Readers in our community routinely share books in the classroom on Shelfari through various digital media.  We work collaboratively with readers in our space and readers from other classrooms.  Our day begins by self-selecting a book from our classroom to take home and read.  Reading and books are omnipresent in our community.

Threat of Reading Drought~
So why was it I was starting to see kids leaving book choices behind at the end of the day or hearing "Mrs. Frazier, I didn't have time to read last night."  I know spring sports are underway and families are busy and outside, but as readers we know about reading in edge times, we know and value our reading.  Our families understand and value the importance of reading at home. As I watched these trends grow I continued to ponder the reasons and how I was going to teach through the threat of a reading drought.  I knew it was something I needed to handle carefully.

I know how important attention and feedback can be in a child's day.  I see kids respond to feedback directed to a friend sitting near them. I also know my interest and excitement is contagious. I know how much these readers love talking about the books they're reading at home.
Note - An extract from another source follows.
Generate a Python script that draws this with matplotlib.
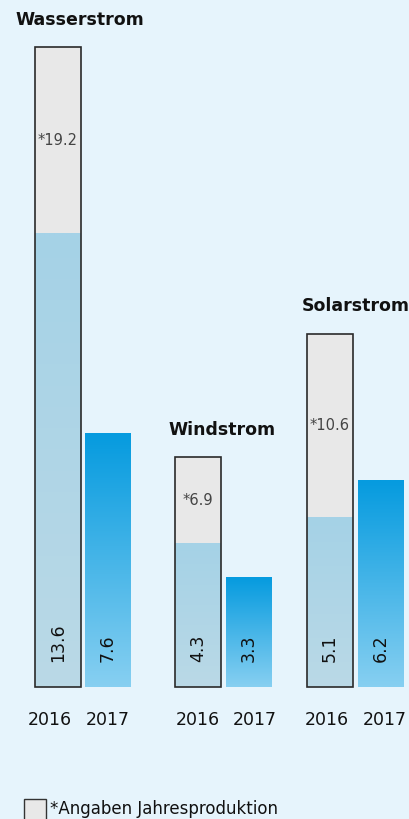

They cheer when we share their Shelfari shelves at school and make arrangements to trade books from their shelves.  So rather than our typical procedure of checking in and reselecting books independently each morning I decided to make this another opportunity to talk and share as readers.



Give them what they Crave~
In our morning message I invited the readers to bring their reading from last night and the book they've selected for tonight to the carpet.   As students entered the room they began to questions their friends about the message.  Just the change of the message created a buzz! Already, talk about home reading was beginning to spark.  The bell signaled time to gather on the carpet a few kids paused to to see if their fellow readers were bringing their books, a few revisited the message to check, a few asked, "Do we bring our books?" I nodded, nothing more.  Once everyone was seated and ready to begin I asked our teacher's assistance (T.A.) to begin our day by starting our morning greeting. So far, nothing new, a typical morning meeting, the suspense was building as readers glanced at the books of their peers.  After the greeting I asked one student to share his reading from last night by saying,  

"You know how you hear something or you do something and then when you leave you forget a lot of things about it?"  
Heads nodded and few commented  
"That always happens to me." I continued
          "Well, somethings do fade away, but there's always something that sticks in your head."  
As I say this I see curious faces and a couple of nodding heads. I invite one of the nodding heads,  
"What stuck in your head from your reading last night?" 
I asked only a couple of readers the first day, the answers were as I expected 
"I liked when…."  
"I didn't really get the chance to read."   
That was day one~


Day 2, 3 & 4
Same message, same question and these were the responses~

"I think the next book in this series will…."  This reader has a plan! 
"My mom bought me 2 new books at Target last night!"  She's buying books! 
"I read in the car when we had to pick up my mom at the airport" Edgetime!  
"My dad let me sit with him in his recliner, I am not usually allowed to do that."  Reading on the lap of his daddy! 
"I didn't really get to read last night. Can you ask me tomorrow?" Tomorrow will be better

The Result~
It's not really about me at all, but this taught me more than reading survey or check in system!  I know my kids are real readers, reading in edge times, with parents, in the car and shopping for books, these are the behaviors of real readers, not school readers.  As I listened to these responses and many more I began to relax in the authenticity of their answers.  They weren’t sharing like academic readers. There wasn’t any strategy talk, or sharing of a drawing or digital creation. It was just the authentic voices of young readers embarking on a glorious journey!
I proud to walk beside them!

2 comments:

JeNyia Rocker said...

Hi Ms. Deb! My name is JeNyia Rocker and I am a student at the University of South Alabama. Reading your post really inspired me because when I was in the first grade, I didn't like to read at all. I guess it's because I didn't have a teacher that really motivated me to read. Seeing you motivate your children, pushing them to read, it gets me excited and I know it gets them enthused in what they read. I look forward to reading more of your post. Have a great school year!

Anonymous said...

I often feel the "drought" with my readers as well. I love the ways you encourage reading and keep kids talking about books!